How it works
The JK flip-flop eliminates the forbidden state of the SR by feeding Q back to the J gate and Q-bar back to the K gate internally. The characteristic equation is Q(next) = J·Q-bar + K-bar·Q. When J=1 and K=0, the flip-flop sets; J=0 and K=1 resets it; J=K=1 toggles. The race-around condition occurs in level-triggered JK designs when J=K=1 and the clock remains HIGH for longer than the propagation delay — Q oscillates unpredictably. The master-slave configuration solves this by using two cascaded latches clocked on opposite phases.
Key points to remember
Race-around is specific to level-triggered JK flip-flops with J=K=1 and clock pulse width greater than the flip-flop's propagation delay. Master-slave JK flip-flops sample inputs on the clock's rising edge and update output on the falling edge, making them immune to race-around. The 7476 operates from a 5V supply with a maximum clock frequency of about 20 MHz. Converting JK to D flip-flop requires connecting K = J-bar, a standard exam conversion.
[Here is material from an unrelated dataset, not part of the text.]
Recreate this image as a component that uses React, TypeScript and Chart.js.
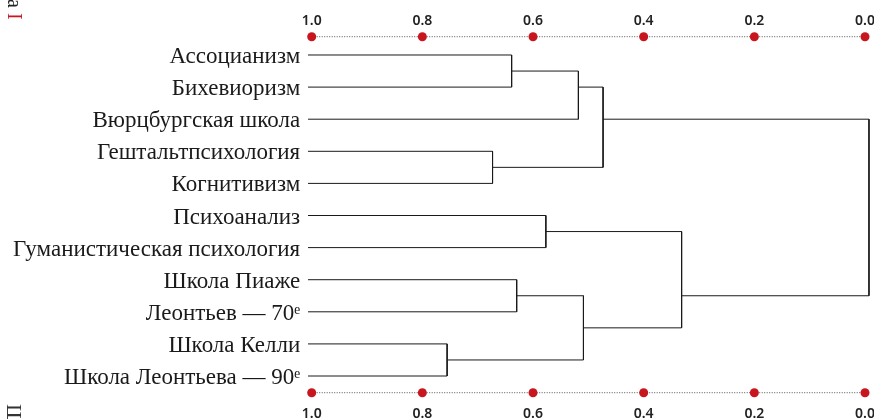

Excitation table entries for J=K=X (don't care) occur during hold transitions, giving JK the simplest next-state design equations among all flip-flop types.
Exam tip
The examiner always asks you to explain race-around condition with a timing diagram and show how master-slave configuration eliminates it — draw both clocks (master and slave) clearly on the same timeline.